Depois de 1777, com o fim do governo pombalino, a negociação entre o governo e as elites coloniais se enfraqueceu, sobretudo nas Minas. Com a crise na mineração de ouro e diamante, o descontentamento dos mineiros elevava-se, agravado pelos desmandos do governador das Minas, Luís da Cunha Meneses. Esse governante frequentemente era acusado de se aliar a alguns magistrados e contrabandistas de diamantes para perpetrar “barbaridades inauditas”. Para averiguar os rumores e denúncias, o Secretário de Estado Martinho de Mello e Castro ordenou ao Visconde de Barbacena, o novo governador das Minas, a cobrança dos impostos atrasados, ou seja, cobrar a derrama. Mello e Castro não considerava o esgotamento das minas como motivo para a queda da arrecadação do quinto real. O secretário ainda planejava implantar reforma no sistema que impunha melhores condições para comercializar produtos portugueses e proteger a Real Fazenda (MAXWELL, 1996, p. 29-30).

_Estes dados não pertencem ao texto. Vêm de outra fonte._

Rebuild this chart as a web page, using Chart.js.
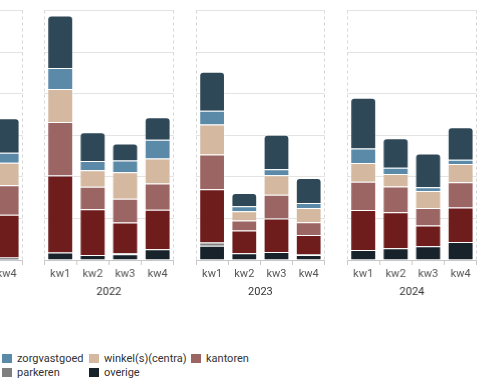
<!DOCTYPE html>
<html lang="nl">
<head>
  <meta charset="UTF-8"/>
  <title>Beleggingsvolume per kwartaal</title>
  <script src="https://cdn.jsdelivr.net/npm/chart.js"></script>
  <style>
    body { margin: 0; background: #fff; font-family: Roboto, sans-serif; }
    #wrap { position: relative; width: 495px; height: 383px; overflow: hidden; }
    .panel { position: absolute; top: 0; width: 136.8px; height: 303px; }
    .legend { position: absolute; left: 2px; top: 353px; display: grid; grid-template-columns: 87px 102px auto; row-gap: 3px; font-size: 11px; color: #333; line-height: 11px; }
    .legend .item { display: flex; align-items: center; white-space: nowrap; }
    .legend i { display: inline-block; width: 10px; height: 9px; margin-right: 5px; }
  </style>
</head>
<body>
<div id="wrap">
  <div class="panel" style="left:-110.9px"><canvas id="c2021"></canvas></div>
  <div class="panel" style="left:40.3px"><canvas id="c2022"></canvas></div>
  <div class="panel" style="left:191.6px"><canvas id="c2023"></canvas></div>
  <div class="panel" style="left:342.8px"><canvas id="c2024"></canvas></div>
  <div class="legend" id="legend"></div>
</div>

<script>
const years = ['2021', '2022', '2023', '2024'];
const quarters = ['kw1', 'kw2', 'kw3', 'kw4'];

// 4 values per year, 2021 kw1-kw3 fall outside the picture
const overige      = [null, null, null, 6,   18, 12, 14, 26,   34, 16, 19, 12,   24, 28, 33, 43];
const parkeren     = [null, null, null, null, null, null, 2, null, 8, null, null, 2, null, null, null, null];
const woningen     = [null, null, null, 103, 185, 110, 74, 95,  128, 55, 81, 46,   96, 87, 50, 83];
const kantoren     = [null, null, null, 71,  129, 54, 57, 63,   84, 24, 57, 31,    68, 62, 42, 61];
const winkels      = [null, null, null, 54,  79, 40, 64, 60,    72, 22, 47, 34,    45, 30, 41, 44];
const zorgvastgoed = [null, null, null, 24,  51, 22, 28, 45,    33, 12, 14, 12,    35, 15, 9, 10];
const bedrijfs     = [null, null, null, 83,  126, 69, 41, 54,   94, 32, 83, 60,    122, 71, 81, 78];

const series = [
  { label: 'overige', data: overige, color: '#17222b', legend: true },
  { label: 'parkeren', data: parkeren, color: '#7f7f7f', legend: true },
  { label: 'woningen', data: woningen, color: '#6e1c1c' },
  { label: 'kantoren', data: kantoren, color: '#9b6563', legend: true },
  { label: 'winkel(s)(centra)', data: winkels, color: '#d4b89f', legend: true },
  { label: 'zorgvastgoed', data: zorgvastgoed, color: '#5b8aa8', legend: true },
  { label: 'bedrijfsruimten', data: bedrijfs, color: '#2f4858', top: true }
];

const legendOrder = ['zorgvastgoed', 'winkel(s)(centra)', 'kantoren', 'parkeren', 'overige'];

// dashed left/right edge of every panel
const frame = {
  id: 'frame',
  beforeDatasetsDraw(chart) {
    const { ctx, chartArea: a } = chart;
    ctx.save();
    ctx.strokeStyle = '#d6d6d6';
    ctx.lineWidth = 1;
    ctx.setLineDash([3, 3]);
    ctx.beginPath();
    ctx.moveTo(Math.round(a.left) + 0.5, a.top);
    ctx.lineTo(Math.round(a.left) + 0.5, a.bottom);
    ctx.moveTo(Math.round(a.right) - 0.5, a.top);
    ctx.lineTo(Math.round(a.right) - 0.5, a.bottom);
    ctx.stroke();
    ctx.restore();
  }
};

years.forEach((year, yi) => {
  const datasets = series.map(s => ({
    label: s.label,
    data: s.data.slice(yi * 4, yi * 4 + 4),
    backgroundColor: s.color,
    borderColor: 'rgba(255,255,255,0.35)',
    borderWidth: 1,
    borderRadius: s.top ? { topLeft: 4, topRight: 4, bottomLeft: 0, bottomRight: 0 } : 0,
    barPercentage: 0.8,
    categoryPercentage: 1
  }));

  new Chart(document.getElementById('c' + year), {
    type: 'bar',
    data: { labels: quarters, datasets: datasets },
    options: {
      responsive: true,
      maintainAspectRatio: false,
      animation: false,
      layout: { padding: { left: 4, right: 4, top: 10.5, bottom: 0 } },
      plugins: { legend: { display: false }, tooltip: { enabled: false } },
      scales: {
        x: {
          stacked: true,
          offset: true,
          grid: { drawOnChartArea: false, drawTicks: true, tickLength: 5, color: '#c8c8c8', offset: true },
          border: { color: '#c8c8c8' },
          ticks: { color: '#555', font: { family: 'Roboto', size: 11 }, padding: 3, maxRotation: 0 },
          title: { display: true, text: year, color: '#333', font: { family: 'Roboto', size: 11 }, padding: { top: 4, bottom: 4 } },
          afterFit: s => { s.height = 43; }
        },
        y: {
          stacked: true,
          min: 0,
          max: 600,
          ticks: { display: false, stepSize: 100 },
          grid: { color: '#e3e3e3', drawTicks: false },
          border: { display: false }
        }
      }
    },
    plugins: [frame]
  });
});

const legendEl = document.getElementById('legend');
legendOrder.forEach(name => {
  const s = series.find(x => x.label === name);
  const item = document.createElement('span');
  item.className = 'item';
  item.innerHTML = '<i style="background:' + s.color + '"></i>' + s.label;
  legendEl.appendChild(item);
});
</script>
</body>
</html>
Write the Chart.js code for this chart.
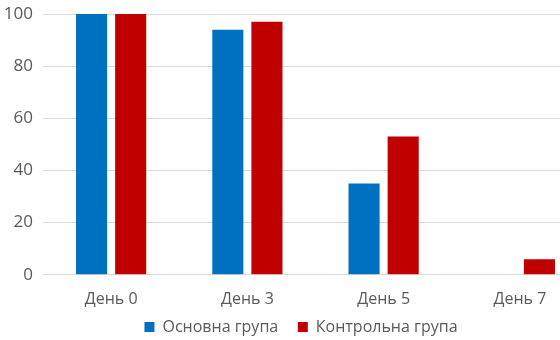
<!DOCTYPE html>
<html>
<head>
<meta charset="utf-8">
<script src="https://cdn.jsdelivr.net/npm/chart.js@4"></script>
<style>
  html, body { margin: 0; padding: 0; background: #fff; overflow: hidden; }
  #wrap { width: 588px; height: 340px; }
</style>
</head>
<body>
<div id="wrap"><canvas id="chart"></canvas></div>
<script>
// chart data
var days = ['День 0', 'День 3', 'День 5', 'День 7'];
var mainGroup = [100, 94, 35, 0];
var controlGroup = [100, 97, 53, 6];
var yTicks = [0, 20, 40, 60, 80, 100];

var textColor = '#595959';
var fontFamily = "'Open Sans', 'Noto Sans', sans-serif";

// nudge the legend a bit to the right
var legendShift = {
  id: 'legendShift',
  afterLayout: function (chart) {
    chart.legend.left += 7;
    chart.legend.right += 7;
  }
};

var ctx = document.getElementById('chart').getContext('2d');
var chart = new Chart(ctx, {
  type: 'bar',
  data: {
    labels: days,
    datasets: [{
      label: 'Основна група',
      data: mainGroup,
      backgroundColor: '#0070C0'
    }, {
      label: 'Контрольна група',
      data: controlGroup,
      backgroundColor: '#C00000'
    }]
  },
  options: {
    responsive: true,
    maintainAspectRatio: false,
    animation: false,
    categoryPercentage: 0.574,
    barPercentage: 0.795,
    layout: { padding: { top: 14, right: 0, bottom: -5, left: 0 } },
    plugins: {
      tooltip: { enabled: false },
      legend: {
        position: 'bottom',
        labels: {
          boxWidth: 10,
          boxHeight: 10,
          padding: 3,
          color: textColor,
          font: { family: fontFamily, size: 16 },
          generateLabels: function (chart) {
            var items = Chart.defaults.plugins.legend.labels.generateLabels(chart);
            items[0].text += '    ';
            return items;
          }
        }
      }
    },
    scales: {
      x: {
        grid: { display: false },
        border: { display: false },
        ticks: { color: textColor, font: { family: fontFamily, size: 16 }, padding: 7 }
      },
      y: {
        min: 0,
        max: 100,
        afterBuildTicks: function (axis) {
          axis.ticks = yTicks.map(function (v) { return { value: v }; });
        },
        afterFit: function (axis) {
          axis.width = 43;
          axis.paddingTop = 0;
          axis.paddingBottom = 0;
        },
        grid: { color: '#d9d9d9', drawTicks: false },
        border: { display: false },
        ticks: { color: textColor, font: { family: fontFamily, size: 17 }, padding: 10 }
      }
    }
  },
  plugins: [legendShift]
});
</script>
</body>
</html>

Cobrar a derrama causou estranheza na própria rainha que pediu ao secretário que fizesse avaliação dos impactos dessa norma sobre o cotidiano dos mineiros. Aliás, os revoltosos não culpavam a soberana pelas medidas draconianas de Mello e Castro, tampouco exigiam maior participação nas decisões administrativas. Os governadores eram os responsáveis pelos males da economia, particularmente em relação à fiscalidade nas Minas. Vale ainda acrescentar que panfletos também circulavam com denúncias de corrupção do sistema administrativo português. No entanto, a Inconfidência Mineira (1789) não se materializou em revolta, pois a derrama fora suspensa e desmobilizou os rebeldes. Aliás, eles aguardavam a cobrança dos impostos atrasados para desencadear o processo. Uma parte da elite mineira urdiu a revolta que incluía o assassinato do governador e a proclamação de independência. Essa traição arquitetada não se efetivou, não passou de rumores, constituía encontros secretos que foram descobertos e denunciados ao governador da capitania de Minas Gerais. Para Kenneth Maxwell, enfim, a inconfidência mineira vinculava-se ao endividamento dos exploradores de minas e contratadores (MAXWELL, 1978, p. 141-167; STARLING, 2018, p. 150-176).

As reações às reformas na América hispânica e na América portuguesa se diferiam bastante. No ultramar lusitano, as reformas mais impactantes atuaram no Estado do Grão-Pará e Maranhão, nas capitanias de Pernambuco e Paraíba e nas Minas Gerais. As elites dos maiores centros políticos e econômicos, os comerciantes e plantadores da Bahia e Rio de Janeiro, não se incomodaram muito com a intervenção do Marquês. Aliás, no Brasil, as rebeliões não tiveram a mesma repercussão e impacto quando comparadas às rebeliões de Nova Granada e Nova Espanha, sem contar com a grande rebelião Tupac Amaru (1780-1791). Os problemas políticos e econômicos provocados pelo terremoto de Lisboa, por certo, reforçaram a condução precavida das autoridades portuguesas em relação às elites coloniais. Entretanto, a Inconfidência Mineira (1789) resultou de postura mais agressiva do Ministro Martinho de Mello e Castro, mas o recuo da intervenção fiscal promoveu a desestruturação da revolta.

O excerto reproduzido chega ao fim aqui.